*BRIEF:* Repeat the lines below exactly as they appear, but leave out the images.

*INFORMATION PROVIDED:*
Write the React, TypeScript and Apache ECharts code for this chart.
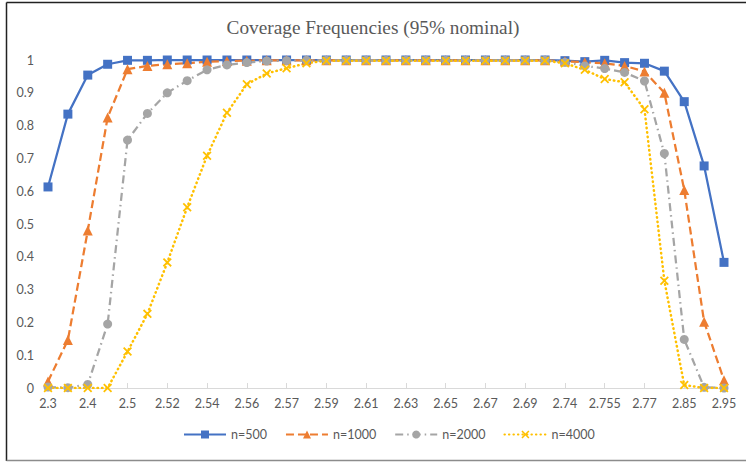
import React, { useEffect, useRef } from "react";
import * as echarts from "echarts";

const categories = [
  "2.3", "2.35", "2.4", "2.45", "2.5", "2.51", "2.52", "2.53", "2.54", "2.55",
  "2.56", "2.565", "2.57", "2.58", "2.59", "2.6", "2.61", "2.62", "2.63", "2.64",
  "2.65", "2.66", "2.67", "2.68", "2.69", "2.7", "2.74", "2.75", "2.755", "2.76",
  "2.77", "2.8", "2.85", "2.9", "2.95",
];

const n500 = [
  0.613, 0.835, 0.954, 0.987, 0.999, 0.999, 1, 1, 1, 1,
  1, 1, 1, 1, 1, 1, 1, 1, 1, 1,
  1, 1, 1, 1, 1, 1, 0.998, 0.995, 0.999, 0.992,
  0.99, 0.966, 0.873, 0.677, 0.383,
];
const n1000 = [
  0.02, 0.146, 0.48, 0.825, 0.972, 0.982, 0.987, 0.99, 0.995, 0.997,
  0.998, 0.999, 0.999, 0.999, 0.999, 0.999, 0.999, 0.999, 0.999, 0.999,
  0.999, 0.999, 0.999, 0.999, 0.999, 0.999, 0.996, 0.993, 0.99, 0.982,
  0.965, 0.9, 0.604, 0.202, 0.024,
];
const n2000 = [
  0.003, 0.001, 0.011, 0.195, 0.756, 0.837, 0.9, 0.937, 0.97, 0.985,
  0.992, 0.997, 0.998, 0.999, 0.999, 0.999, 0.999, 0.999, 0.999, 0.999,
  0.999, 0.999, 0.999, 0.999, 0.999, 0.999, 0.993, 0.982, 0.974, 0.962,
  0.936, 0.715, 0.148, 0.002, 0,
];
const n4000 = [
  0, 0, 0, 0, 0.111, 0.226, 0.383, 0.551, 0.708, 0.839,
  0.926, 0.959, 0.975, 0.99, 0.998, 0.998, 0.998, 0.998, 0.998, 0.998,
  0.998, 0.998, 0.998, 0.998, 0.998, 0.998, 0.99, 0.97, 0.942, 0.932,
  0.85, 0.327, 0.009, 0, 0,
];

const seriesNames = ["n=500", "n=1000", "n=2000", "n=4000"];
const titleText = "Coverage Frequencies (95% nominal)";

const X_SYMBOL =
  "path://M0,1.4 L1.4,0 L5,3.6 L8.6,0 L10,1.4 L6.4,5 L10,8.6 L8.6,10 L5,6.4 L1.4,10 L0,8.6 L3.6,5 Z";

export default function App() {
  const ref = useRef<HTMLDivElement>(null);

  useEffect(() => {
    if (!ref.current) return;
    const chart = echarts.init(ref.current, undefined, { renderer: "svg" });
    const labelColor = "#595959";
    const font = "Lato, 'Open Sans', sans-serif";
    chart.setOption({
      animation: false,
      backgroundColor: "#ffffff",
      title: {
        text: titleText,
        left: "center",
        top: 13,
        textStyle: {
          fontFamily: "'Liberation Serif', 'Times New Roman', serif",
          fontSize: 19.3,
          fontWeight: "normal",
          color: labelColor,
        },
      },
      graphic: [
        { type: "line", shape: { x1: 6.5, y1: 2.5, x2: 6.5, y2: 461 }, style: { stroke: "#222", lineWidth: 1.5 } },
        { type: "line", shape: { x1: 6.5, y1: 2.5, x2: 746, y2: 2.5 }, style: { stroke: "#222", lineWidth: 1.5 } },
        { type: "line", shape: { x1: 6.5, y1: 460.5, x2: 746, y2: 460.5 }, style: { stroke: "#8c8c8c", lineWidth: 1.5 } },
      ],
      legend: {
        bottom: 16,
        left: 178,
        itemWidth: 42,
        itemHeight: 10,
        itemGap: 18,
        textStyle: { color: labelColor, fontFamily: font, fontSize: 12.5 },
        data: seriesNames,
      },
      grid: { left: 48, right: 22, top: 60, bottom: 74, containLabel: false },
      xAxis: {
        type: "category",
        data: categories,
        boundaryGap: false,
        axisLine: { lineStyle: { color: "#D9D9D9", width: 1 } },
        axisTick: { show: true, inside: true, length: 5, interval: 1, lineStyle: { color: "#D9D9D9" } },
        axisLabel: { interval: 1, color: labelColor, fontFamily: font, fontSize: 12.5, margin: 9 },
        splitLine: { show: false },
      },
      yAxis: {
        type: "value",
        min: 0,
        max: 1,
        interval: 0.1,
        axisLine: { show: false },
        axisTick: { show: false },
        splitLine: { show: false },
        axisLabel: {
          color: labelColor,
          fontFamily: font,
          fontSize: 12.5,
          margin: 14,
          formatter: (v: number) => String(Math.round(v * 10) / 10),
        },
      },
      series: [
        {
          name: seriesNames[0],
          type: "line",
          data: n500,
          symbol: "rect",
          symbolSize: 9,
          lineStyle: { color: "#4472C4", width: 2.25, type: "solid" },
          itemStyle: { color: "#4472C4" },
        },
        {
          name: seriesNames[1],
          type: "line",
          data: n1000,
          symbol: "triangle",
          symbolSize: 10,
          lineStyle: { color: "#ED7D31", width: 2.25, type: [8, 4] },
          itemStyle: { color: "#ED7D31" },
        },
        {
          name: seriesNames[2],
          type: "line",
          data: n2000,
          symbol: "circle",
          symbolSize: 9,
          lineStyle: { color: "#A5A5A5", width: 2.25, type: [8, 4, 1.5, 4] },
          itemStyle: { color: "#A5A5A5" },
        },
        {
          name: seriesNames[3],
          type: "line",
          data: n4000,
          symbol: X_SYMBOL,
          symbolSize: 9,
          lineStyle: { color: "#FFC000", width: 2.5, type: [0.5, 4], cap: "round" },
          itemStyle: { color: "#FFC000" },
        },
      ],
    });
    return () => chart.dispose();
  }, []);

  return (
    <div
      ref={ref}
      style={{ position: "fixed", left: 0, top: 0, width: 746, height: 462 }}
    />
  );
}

*RESULT OF THIS EXERCISE:*
Write the React, TypeScript and Apache ECharts code for this chart.
import React, { useEffect, useRef } from "react";
import * as echarts from "echarts";

const categories = [
  "2.3", "2.35", "2.4", "2.45", "2.5", "2.51", "2.52", "2.53", "2.54", "2.55",
  "2.56", "2.565", "2.57", "2.58", "2.59", "2.6", "2.61", "2.62", "2.63", "2.64",
  "2.65", "2.66", "2.67", "2.68", "2.69", "2.7", "2.74", "2.75", "2.755", "2.76",
  "2.77", "2.8", "2.85", "2.9", "2.95",
];

const n500 = [
  0.613, 0.835, 0.954, 0.987, 0.999, 0.999, 1, 1, 1, 1,
  1, 1, 1, 1, 1, 1, 1, 1, 1, 1,
  1, 1, 1, 1, 1, 1, 0.998, 0.995, 0.999, 0.992,
  0.99, 0.966, 0.873, 0.677, 0.383,
];
const n1000 = [
  0.02, 0.146, 0.48, 0.825, 0.972, 0.982, 0.987, 0.99, 0.995, 0.997,
  0.998, 0.999, 0.999, 0.999, 0.999, 0.999, 0.999, 0.999, 0.999, 0.999,
  0.999, 0.999, 0.999, 0.999, 0.999, 0.999, 0.996, 0.993, 0.99, 0.982,
  0.965, 0.9, 0.604, 0.202, 0.024,
];
const n2000 = [
  0.003, 0.001, 0.011, 0.195, 0.756, 0.837, 0.9, 0.937, 0.97, 0.985,
  0.992, 0.997, 0.998, 0.999, 0.999, 0.999, 0.999, 0.999, 0.999, 0.999,
  0.999, 0.999, 0.999, 0.999, 0.999, 0.999, 0.993, 0.982, 0.974, 0.962,
  0.936, 0.715, 0.148, 0.002, 0,
];
const n4000 = [
  0, 0, 0, 0, 0.111, 0.226, 0.383, 0.551, 0.708, 0.839,
  0.926, 0.959, 0.975, 0.99, 0.998, 0.998, 0.998, 0.998, 0.998, 0.998,
  0.998, 0.998, 0.998, 0.998, 0.998, 0.998, 0.99, 0.97, 0.942, 0.932,
  0.85, 0.327, 0.009, 0, 0,
];

const seriesNames = ["n=500", "n=1000", "n=2000", "n=4000"];
const titleText = "Coverage Frequencies (95% nominal)";

const X_SYMBOL =
  "path://M0,1.4 L1.4,0 L5,3.6 L8.6,0 L10,1.4 L6.4,5 L10,8.6 L8.6,10 L5,6.4 L1.4,10 L0,8.6 L3.6,5 Z";

export default function App() {
  const ref = useRef<HTMLDivElement>(null);

  useEffect(() => {
    if (!ref.current) return;
    const chart = echarts.init(ref.current, undefined, { renderer: "svg" });
    const labelColor = "#595959";
    const font = "Lato, 'Open Sans', sans-serif";
    chart.setOption({
      animation: false,
      backgroundColor: "#ffffff",
      title: {
        text: titleText,
        left: "center",
        top: 13,
        textStyle: {
          fontFamily: "'Liberation Serif', 'Times New Roman', serif",
          fontSize: 19.3,
          fontWeight: "normal",
          color: labelColor,
        },
      },
      graphic: [
        { type: "line", shape: { x1: 6.5, y1: 2.5, x2: 6.5, y2: 461 }, style: { stroke: "#222", lineWidth: 1.5 } },
        { type: "line", shape: { x1: 6.5, y1: 2.5, x2: 746, y2: 2.5 }, style: { stroke: "#222", lineWidth: 1.5 } },
        { type: "line", shape: { x1: 6.5, y1: 460.5, x2: 746, y2: 460.5 }, style: { stroke: "#8c8c8c", lineWidth: 1.5 } },
      ],
      legend: {
        bottom: 16,
        left: 178,
        itemWidth: 42,
        itemHeight: 10,
        itemGap: 18,
        textStyle: { color: labelColor, fontFamily: font, fontSize: 12.5 },
        data: seriesNames,
      },
      grid: { left: 48, right: 22, top: 60, bottom: 74, containLabel: false },
      xAxis: {
        type: "category",
        data: categories,
        boundaryGap: false,
        axisLine: { lineStyle: { color: "#D9D9D9", width: 1 } },
        axisTick: { show: true, inside: true, length: 5, interval: 1, lineStyle: { color: "#D9D9D9" } },
        axisLabel: { interval: 1, color: labelColor, fontFamily: font, fontSize: 12.5, margin: 9 },
        splitLine: { show: false },
      },
      yAxis: {
        type: "value",
        min: 0,
        max: 1,
        interval: 0.1,
        axisLine: { show: false },
        axisTick: { show: false },
        splitLine: { show: false },
        axisLabel: {
          color: labelColor,
          fontFamily: font,
          fontSize: 12.5,
          margin: 14,
          formatter: (v: number) => String(Math.round(v * 10) / 10),
        },
      },
      series: [
        {
          name: seriesNames[0],
          type: "line",
          data: n500,
          symbol: "rect",
          symbolSize: 9,
          lineStyle: { color: "#4472C4", width: 2.25, type: "solid" },
          itemStyle: { color: "#4472C4" },
        },
        {
          name: seriesNames[1],
          type: "line",
          data: n1000,
          symbol: "triangle",
          symbolSize: 10,
          lineStyle: { color: "#ED7D31", width: 2.25, type: [8, 4] },
          itemStyle: { color: "#ED7D31" },
        },
        {
          name: seriesNames[2],
          type: "line",
          data: n2000,
          symbol: "circle",
          symbolSize: 9,
          lineStyle: { color: "#A5A5A5", width: 2.25, type: [8, 4, 1.5, 4] },
          itemStyle: { color: "#A5A5A5" },
        },
        {
          name: seriesNames[3],
          type: "line",
          data: n4000,
          symbol: X_SYMBOL,
          symbolSize: 9,
          lineStyle: { color: "#FFC000", width: 2.5, type: [0.5, 4], cap: "round" },
          itemStyle: { color: "#FFC000" },
        },
      ],
    });
    return () => chart.dispose();
  }, []);

  return (
    <div
      ref={ref}
      style={{ position: "fixed", left: 0, top: 0, width: 746, height: 462 }}
    />
  );
}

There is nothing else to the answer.